Policies and Optimal Values¶

Recall that a policy, denoted as $\pi$ , defines the agent’s behavior. The optimal policy is denoted as $\pi^*$ .

When we calculate $V$ or $Q$ assuming the agent follows a specific policy $\pi$ , we denote this as $V^{\pi}$ . Consequently, the optimal value $V^*$ is mathematically equivalent to $V^{\pi^*}$ .

The Bellman Equations¶

How do we actually calculate $V^*(s)$ ? We use a recursive definition known as the Bellman Equation.

First, the value of a state is simply the maximum Q-value available from that state:

V^*(s) = \max_a Q^*(s,a)

(3)

Second, how do we find $Q$ ? The Q-value is the weighted average of the outcomes of the action:

Q^*(s,a) = \sum_{s'}T(s,a,s')[R(s') + \gamma V^*(s')]

(4)

Often, these two steps are combined into a single recursive equation:

V^*(s) = \max_a \sum_{s'}T(s,a,s')[R(s') + \gamma V^*(s')]

(5)

Solution Algorithms¶

We could attempt to solve these equations using expectimax search. However, standard expectimax performs redundant work in spaces where a small number of states are highly interconnected (cyclic graphs).

Instead, we utilize Dynamic Programming (specifically an algorithm called Value Iteration).

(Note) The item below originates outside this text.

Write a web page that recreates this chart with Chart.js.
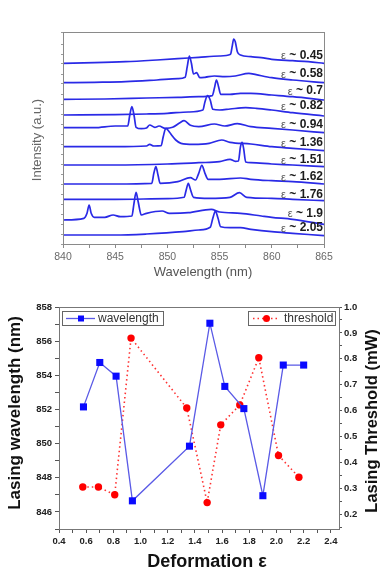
<!DOCTYPE html>
<html>
<head>
<meta charset="utf-8">
<script src="https://cdn.jsdelivr.net/npm/chart.js@4.4.0/dist/chart.umd.min.js"></script>
<style>
  body { margin: 0; background: #fff; }
  #wrap { position: relative; width: 382px; height: 578px; }
  canvas { position: absolute; left: 0; }
  #spectra { top: 0; }
  #lasing { top: 290px; }
</style>
</head>
<body>
<div id="wrap">
  <canvas id="spectra" width="382" height="290"></canvas>
  <canvas id="lasing" width="382" height="288"></canvas>
</div>
<script>
// ---- spectra (top panel): [wavelength nm, stacked intensity a.u.] ----
const epsLabels = ["0.45", "0.58", "0.7", "0.82", "0.94", "1.36", "1.51", "1.62", "1.76", "1.9", "2.05"];

const s045 = [[840,180.7],[843,181.3],[846,182.3],[849,184],[851,185.3],[853,186.7],[855,188],[856.05,189.7],[856.2,197.3],[856.35,205],[856.5,202.3],[856.7,192.3],[857,189],[858,187.3],[859,186.3],[860,184.7],[862,183.3],[863.5,182.3],[865,180.7]];
const s058 = [[840,161.3],[843,161.7],[846,162.3],[849,164],[851,165.3],[851.7,166.7],[851.9,177.3],[852.1,188],[852.3,180.7],[852.5,170],[852.8,171.3],[853.1,166.3],[853.6,166.7],[854.5,168],[855.5,167.3],[856.5,168],[857.8,170.7],[858.5,169.3],[860,166.3],[862,164],[865,161.3]];
const s070 = [[840,144.7],[844,145],[848,146],[851,146.7],[853,147.3],[854.3,148.3],[854.5,155.7],[854.7,164],[854.9,157.3],[855.1,149.7],[856,149.7],[857,150.7],[858,150.7],[860,149],[862,147.3],[865,144]];
const s082 = [[840,129],[845,129.3],[848,130],[850,130.7],[852,132],[853.4,134],[853.6,142.3],[853.85,148.3],[854.1,144],[854.35,134.7],[855,134],[856,135],[857.5,136.3],[858.5,135.7],[860,134],[862,131.3],[865,128]];
const s094 = [[840,116.3],[843,116.3],[845,118],[846.2,118],[846.4,129],[846.6,137.3],[846.8,129],[847,116.7],[847.5,115.3],[848,116],[848.3,119],[848.8,116.7],[849.2,118],[849.8,115.7],[850.5,116.7],[851.2,121.3],[851.6,123.3],[852.2,118.7],[853,117.3],[854.5,120],[855.5,118],[856.7,120.3],[858,117.3],[860,115.7],[862,114],[865,111.3]];
const s136 = [[840,97.3],[845,97.3],[848,98],[848.3,99.7],[848.7,98],[849.4,98.3],[849.6,107.3],[849.85,115.7],[850.1,113.3],[850.4,109],[850.8,104],[851.3,100.7],[852.5,99.7],[854,100.7],[855.2,104],[856,101.7],[858,100],[860,97.3],[862,95.7],[865,93.3]];
const s151 = [[840,79],[845,79],[850,80],[853,81.3],[855,82.3],[856,84.7],[856.5,82.7],[856.8,83],[857,97.3],[857.15,101.7],[857.3,95.7],[857.5,82],[858,81.3],[860,80],[862,79],[865,77.3]];
const s162 = [[840,60],[845,60],[848.5,60.7],[848.7,70.7],[848.9,77.3],[849.1,69],[849.3,60.7],[851,62.3],[852.2,66.3],[852.7,64],[853,70.7],[853.3,78.7],[853.6,70.7],[853.9,64.7],[855,64.7],[857,66],[858,64.7],[860,63.3],[862,62.3],[865,60]];
const s176 = [[840,44.7],[845,44.7],[850,45.3],[851.6,46.7],[851.8,54],[852,60.7],[852.2,54.7],[852.5,46.7],[854,45.7],[856,46.7],[856.9,51.3],[857.6,46.7],[860,45.7],[862,44.7],[865,43.3]];
const s190 = [[840,24],[842,25.7],[842.3,30.7],[842.5,39],[842.7,30.7],[843,26.7],[844,26.7],[844.8,29],[845.5,27.3],[846.6,28],[846.8,40.7],[847,51.7],[847.2,42.3],[847.5,29],[848,30.7],[849.5,33],[850.2,30.7],[852,31.3],[854.2,34.7],[855,32],[857,30.7],[859,28],[860,26.7],[862,24.7],[865,19.7]];
const s205 = [[840,9],[845,9],[848,10],[851.5,12.3],[853,14],[854.1,16.7],[854.35,25.7],[854.6,33],[854.85,25.7],[855.1,17.3],[856,16.3],[857,16.3],[858,14.7],[860,12.3],[862,10.7],[865,8.3]];

const spectra = [s045, s058, s070, s082, s094, s136, s151, s162, s176, s190, s205];

// ---- lasing wavelength / threshold vs deformation (bottom panel) ----
const deformWl = [0.58, 0.7, 0.82, 0.94, 1.36, 1.51, 1.62, 1.76, 1.9, 2.05, 2.2];
const lasingWl = [852.15, 854.75, 853.95, 846.65, 849.85, 857.05, 853.35, 852.05, 846.95, 854.6, 854.6];
const deformTh = [0.575, 0.69, 0.81, 0.93, 1.34, 1.49, 1.59, 1.73, 1.87, 2.015, 2.165];
const threshold = [0.305, 0.305, 0.275, 0.88, 0.61, 0.245, 0.545, 0.622, 0.804, 0.427, 0.343];

const FONT = "Arial, 'Liberation Sans', sans-serif";

// frame around plot area
const framePlugin = {
  id: "frame",
  afterDraw(chart) {
    const { ctx, chartArea: a } = chart;
    ctx.save();
    ctx.strokeStyle = chart.options.plugins.frame.color;
    ctx.lineWidth = 1;
    ctx.strokeRect(Math.round(a.left) + 0.5, Math.round(a.top) + 0.5, Math.round(a.right - a.left), Math.round(a.bottom - a.top));
    ctx.restore();
  },
};

// free texts (axis titles)
function textsPlugin(items) {
  return {
    id: "texts",
    afterDraw(chart) {
      const ctx = chart.ctx;
      items.forEach((t) => {
        ctx.save();
        ctx.font = t.font;
        ctx.fillStyle = t.color;
        ctx.textAlign = "center";
        ctx.textBaseline = "middle";
        ctx.translate(t.x, t.y);
        if (t.rot) ctx.rotate(t.rot);
        ctx.fillText(t.text, 0, 0);
        ctx.restore();
      });
    },
  };
}

// "ε ~ x" labels at the right of every trace
const epsPlugin = {
  id: "eps",
  afterDatasetsDraw(chart) {
    const { ctx, chartArea, scales } = chart;
    spectra.forEach((s, i) => {
      const p = s.find((d) => d[0] === 860);
      const py = scales.y.getPixelForValue(p[1]) - 4;
      const right = chartArea.right - 1;
      ctx.save();
      ctx.textAlign = "right";
      ctx.textBaseline = "middle";
      ctx.font = `bold 12px ${FONT}`;
      ctx.fillStyle = "#1c1c1c";
      const rest = "~ " + epsLabels[i];
      ctx.fillText(rest, right, py);
      const w = ctx.measureText(" " + rest).width;
      ctx.font = `11px ${FONT}`;
      ctx.fillStyle = "#555";
      ctx.fillText("ε", right - w, py + 1);
      ctx.restore();
    });
  },
};

// two separate legend boxes
const legendPlugin = {
  id: "legendBoxes",
  afterDraw(chart) {
    const ctx = chart.ctx;
    ctx.save();
    ctx.strokeStyle = "#666";
    ctx.lineWidth = 1;
    ctx.strokeRect(62.5, 21.5, 101, 14);
    ctx.strokeRect(248.5, 21.5, 87, 14);

    // wavelength sample
    ctx.strokeStyle = "#5a5ae6";
    ctx.lineWidth = 1.3;
    ctx.beginPath();
    ctx.moveTo(66, 28.5);
    ctx.lineTo(95, 28.5);
    ctx.stroke();
    ctx.fillStyle = "#0a0aff";
    ctx.fillRect(78, 25.5, 6, 6);

    // threshold sample
    ctx.strokeStyle = "#ff3030";
    ctx.lineWidth = 1.5;
    ctx.setLineDash([1.5, 3]);
    ctx.beginPath();
    ctx.moveTo(253, 28.5);
    ctx.lineTo(280, 28.5);
    ctx.stroke();
    ctx.setLineDash([]);
    ctx.fillStyle = "#ff0000";
    ctx.beginPath();
    ctx.arc(266.5, 28.5, 3.5, 0, Math.PI * 2);
    ctx.fill();

    ctx.font = `12px ${FONT}`;
    ctx.fillStyle = "#333";
    ctx.textBaseline = "middle";
    ctx.textAlign = "left";
    ctx.fillText("wavelength", 98, 28.5);
    ctx.fillText("threshold", 284, 28.5);
    ctx.restore();
  },
};

// ---- top chart ----
new Chart(document.getElementById("spectra"), {
  type: "line",
  data: {
    datasets: spectra.map((s) => ({
      data: s.map(([x, y]) => ({ x, y })),
      borderColor: "#2a2ae6",
      borderWidth: 1.7,
      pointRadius: 0,
      cubicInterpolationMode: "monotone",
    })),
  },
  options: {
    responsive: false,
    animation: false,
    devicePixelRatio: 1,
    layout: { padding: { top: 32, right: 58, left: 0, bottom: 0 } },
    plugins: { legend: { display: false }, tooltip: { enabled: false }, frame: { color: "#8a8a8a" } },
    scales: {
      x: {
        type: "linear",
        min: 840,
        max: 865,
        afterFit: (s) => { s.height = 46; },
        ticks: {
          stepSize: 2.5,
          autoSkip: false,
          includeBounds: false,
          maxRotation: 0,
          padding: 3,
          color: "#6a6a6a",
          font: { family: FONT, size: 10.5 },
          callback: (v) => (v % 5 === 0 ? String(v) : ""),
        },
        grid: { drawOnChartArea: false, tickLength: 4, tickColor: "#8a8a8a" },
        border: { color: "#8a8a8a" },
      },
      y: {
        min: 0,
        max: 212,
        afterFit: (s) => { s.width = 63; },
        ticks: { stepSize: 10, autoSkip: false, callback: () => "", font: { size: 6 } },
        grid: { drawOnChartArea: false, tickLength: 2, tickColor: "#9a9a9a" },
        border: { color: "#8a8a8a" },
      },
    },
  },
  plugins: [
    framePlugin,
    epsPlugin,
    textsPlugin([
      { text: "Wavelength (nm)", x: 203, y: 272, font: `13px ${FONT}`, color: "#555" },
      { text: "Intensity (a.u.)", x: 37, y: 140, rot: -Math.PI / 2, font: `13px ${FONT}`, color: "#666" },
    ]),
  ],
});

// ---- bottom chart ----
new Chart(document.getElementById("lasing"), {
  type: "line",
  data: {
    datasets: [
      {
        label: "wavelength",
        yAxisID: "y",
        data: deformWl.map((x, i) => ({ x, y: lasingWl[i] })),
        borderColor: "#5a5ae6",
        borderWidth: 1.3,
        pointStyle: "rect",
        pointRadius: 5,
        pointBorderWidth: 0,
        pointBackgroundColor: "#0a0aff",
      },
      {
        label: "threshold",
        yAxisID: "y2",
        data: deformTh.map((x, i) => ({ x, y: threshold[i] })),
        borderColor: "#ff3030",
        borderWidth: 1.6,
        borderDash: [1.5, 3],
        pointStyle: "circle",
        pointRadius: 3.7,
        pointBorderWidth: 0,
        pointBackgroundColor: "#ff0000",
      },
    ],
  },
  options: {
    responsive: false,
    animation: false,
    devicePixelRatio: 1,
    layout: { padding: { top: 17, right: 0, left: 0, bottom: 0 } },
    plugins: { legend: { display: false }, tooltip: { enabled: false }, frame: { color: "#777" } },
    scales: {
      x: {
        type: "linear",
        min: 0.4,
        max: 2.46,
        afterFit: (s) => { s.height = 49; },
        ticks: {
          stepSize: 0.1,
          autoSkip: false,
          includeBounds: false,
          maxRotation: 0,
          padding: 3,
          color: "#222",
          font: { family: FONT, size: 9.5, weight: "bold" },
          callback: (v) => (Math.round(v * 10) % 2 === 0 ? v.toFixed(1) : ""),
        },
        grid: { drawOnChartArea: false, tickLength: 4, tickColor: "#555" },
        border: { color: "#555" },
      },
      y: {
        position: "left",
        min: 845,
        max: 858,
        afterFit: (s) => { s.width = 59; },
        ticks: {
          stepSize: 1,
          autoSkip: false,
          padding: 3,
          color: "#222",
          font: { family: FONT, size: 9.5, weight: "bold" },
          callback: (v) => (v % 2 === 0 ? String(v) : ""),
        },
        grid: { drawOnChartArea: false, tickLength: 4, tickColor: "#555" },
        border: { color: "#555" },
      },
      y2: {
        position: "right",
        min: 0.143,
        max: 1.0,
        afterFit: (s) => { s.width = 43; },
        ticks: {
          stepSize: 0.05,
          autoSkip: false,
          includeBounds: false,
          padding: 2,
          color: "#222",
          font: { family: FONT, size: 9.5, weight: "bold" },
          callback: (v) => (Math.round(v * 100) % 10 === 0 ? v.toFixed(1) : ""),
        },
        grid: { drawOnChartArea: false, tickLength: 3, tickColor: "#555" },
        border: { color: "#555" },
      },
    },
  },
  plugins: [
    framePlugin,
    legendPlugin,
    textsPlugin([
      { text: "Deformation ε", x: 207, y: 272, font: `bold 18px ${FONT}`, color: "#111" },
      { text: "Lasing wavelength (nm)", x: 15, y: 123, rot: -Math.PI / 2, font: `bold 17px ${FONT}`, color: "#111" },
      { text: "Lasing Threshold (mW)", x: 372, y: 131, rot: -Math.PI / 2, font: `bold 16.5px ${FONT}`, color: "#111" },
    ]),
  ],
});
</script>
</body>
</html>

This approach effectively starts at the “leaves” of the conceptual tree and works its way up, layer by layer, refining the value estimates until they converge.

Examples¶

Race Car Example: A simulation of a car on a track requiring optimal control to minimize time while avoiding crashes.
Grid World Example: A standard 2D navigation task where an agent moves through a grid to reach a terminal state while avoiding hazards.